Why Is There A $71 Billion Difference Between China's FX Reserves And... China's FX Reserves?

Tyler Durden's picture

Zero Hedge has been following the topic of Chinese FX reserves, and specifically their change over time, with great interest, as this (presumably) primarily dollar-denominated amount is the critical "dry powder" that our key foreign purchaser of Bonds, Notes and Bills uses when bidding on Treasury Auctions. Should China's FX reserves decline, or be forcibly diversified, the amount left over for UST purchases will be correspondingly less at a time when every UST auction could be the last should PDs, Indirect and Direct bidders not have enough bidding interest to cover growing supply. As China is very secretive about the composition of its FX reserve portfolio, there is usually a lot of guess work involved in tracking where and how the money flows. What we do know, according to a January 15th report by People's Bank of China (PBOC), is that in 2009 FX reserves increased by $453.1 billion to a total of $2.399 trillion... Or so we thought. Yesterday China's official State Administration of Foreign Exchange (SAFE) released an update on FX reserves, according to which FX reserves increased... by only $382.1 billion, a $71 billion differential from the PBOC's number. (an English translation of the SAFE page can be read here).

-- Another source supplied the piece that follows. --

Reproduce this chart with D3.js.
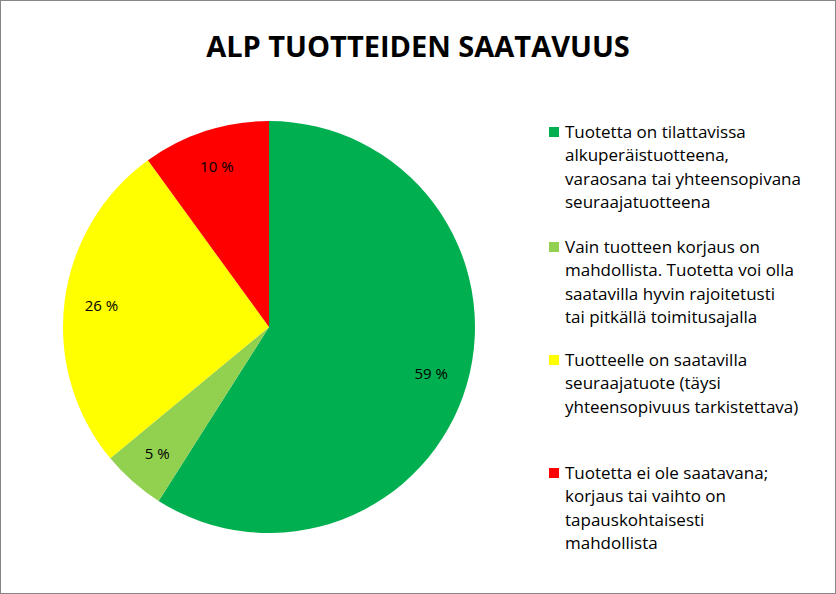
<!DOCTYPE html><html><head><meta charset="utf-8"><script src="https://cdn.jsdelivr.net/npm/d3@7"></script>
<style>body{margin:0}</style></head><body><svg id="c" width="836" height="594"></svg>
<script>
const categories=["Tuotetta on tilattavissa alkuperäistuotteena, varaosana tai yhteensopivana seuraajatuotteena","Vain tuotteen korjaus on mahdollista. Tuotetta voi olla saatavilla hyvin rajoitetusti tai pitkällä toimitusajalla","Tuotteelle on saatavilla seuraajatuote (täysi yhteensopivuus tarkistettava)","Tuotetta ei ole saatavana; korjaus tai vaihto on tapauskohtaisesti mahdollista"];
const legendLines=[["Tuotetta on tilattavissa","alkuperäistuotteena,","varaosana tai yhteensopivana","seuraajatuotteena"],["Vain tuotteen korjaus on","mahdollista. Tuotetta voi olla","saatavilla hyvin rajoitetusti","tai pitkällä toimitusajalla"],["Tuotteelle on saatavilla","seuraajatuote (täysi","yhteensopivuus tarkistettava)"],["Tuotetta ei ole saatavana;","korjaus tai vaihto on","tapauskohtaisesti","mahdollista"]];
const values=[59,5,26,10];
const colors=["#00B050","#92D050","#FFFF00","#FF0000"];
const svg=d3.select("#c");
svg.append("rect").attr("x",0.5).attr("y",0.5).attr("width",835).attr("height",593).attr("fill","#fff").attr("stroke","#868686");
svg.append("text").attr("x",418).attr("y",57).attr("text-anchor","middle").attr("font-family","Open Sans, Liberation Sans, sans-serif").attr("font-weight","bold").attr("font-size",29).text("ALP TUOTTEIDEN SAATAVUUS");
const r=206,cx=269,cy=327;
const pie=d3.pie().sort(null)(values);
const arc=d3.arc().innerRadius(0).outerRadius(r);
const lab=d3.arc().innerRadius(r*0.82).outerRadius(r*0.82);
const g=svg.append("g").attr("transform",`translate(${cx},${cy})`);
g.selectAll("path").data(pie).join("path").attr("d",arc).attr("fill",(d,i)=>colors[i]);
g.selectAll("text").data(pie).join("text").attr("transform",d=>`translate(${lab.centroid(d)})`).attr("text-anchor","middle").attr("dy","0.35em").attr("font-family","Open Sans, Liberation Sans, sans-serif").attr("font-size",15).text(d=>d.data+" %");
const starts=[122,237,350,463];
const lg=svg.append("g").attr("font-family","Open Sans, Liberation Sans, sans-serif").attr("font-size",17);
legendLines.forEach((lines,i)=>{
 lg.append("rect").attr("x",549).attr("y",starts[i]+5).attr("width",10).attr("height",10).attr("fill",colors[i]);
 lines.forEach((t,j)=>lg.append("text").attr("x",565).attr("y",starts[i]+16+j*23.3).text(t));
});
</script></body></html>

We quote from the PBOC's December 2009 Financial Statistics report:

At end-December 2009, China’s foreign exchange reserves reached USD2.3992 trillion, registering an increase of 23.28% year on year. In 2009, official foreign exchange reserves rose by USD453.1 billion, adding USD35.3 billion year on year. In December, foreign exchange reserves expanded by USD10.4 billion. At end-December, the RMB exchange rate stood at RMB6.8282 per USD.

Next we quote from SAFE:

China's international reserve assets of 393.2 billion U.S. dollars of change. Among them, foreign currency reserve assets of 382.1 billion U.S.
dollars deal of change (excluding the exchange rate and price changes
in the value of non-trading effect), special drawing rights increased
by 108 million U.S. dollars in IMF reserve position increased by 3
billion dollars.

Even for China, this is a very large discrepancy and its existence could be due to several key reasons.

  1. FX rate calculations and mark to market result in a substantially negative impact on the actual notional of FX holdings. This is starkly at odds with expectations of how the PBOC operates, as pundits have long believes the PBOC's reserve data reflects not only exchange rates (these are FX reserves after all, not some Bank of America Level 3 asset) but also asset valuations. Indeed, if this is the true explanation, it casts into doubt all other PBOC data that is supposed to be adjusted for MTM differentials.
  2. There has been a "factual" discrepancy between the two reporting agencies, and the differential is a simple slip. In light of much speculation that China tends to misrepresent data, this would not be very surprising, although somewhat blatant, instance of being caught "red handed."
  3. The two numbers are correct, to the extent data is available. As SAFE is the primary custodian of actual FX data dissemination, there may have been a less than overt cash outflow, of which the PBOC was simply unaware. Whether the use of funds was buying and transferring bearer bonds from Italy to Switzerland, buying several tons of gold, or taking down several auctions as a direct bidder, we are confident China could have found a willing recipient of the cash.
  4. This indicates that China may have well diversified its existing FX base away from dollars far beyond what has been projected. The $71 billion is roughly 3% on the total FX reserves of $2.4 trillion. Analysts estimate that of China's FX holdings at least 66% is dollar-denominated, 20% is in euros, and the remainder is in secondary currencies such as JPY, GBP and  CHF. Obviously there would be no MTM variation on the dollar denominated assets, and assuming the delta comes from euro holdings, a $71 billion variation on an estimated $480 billion in euro notional is a stunning 15% - this means that China has not accounted for virtually the entire change in the relative value of the EUR/USD pair over 2009.

We will follow the PBOC's future releases closely and superimpose SAFE data on them to see if the two numbers somehow miraculously converge. With China and the US rapidly approaching a full trade war detente, which would severely cripple the rate of growth of USD FX reserves, having a credible indication of just what the real FX number is, becomes increasingly relevant.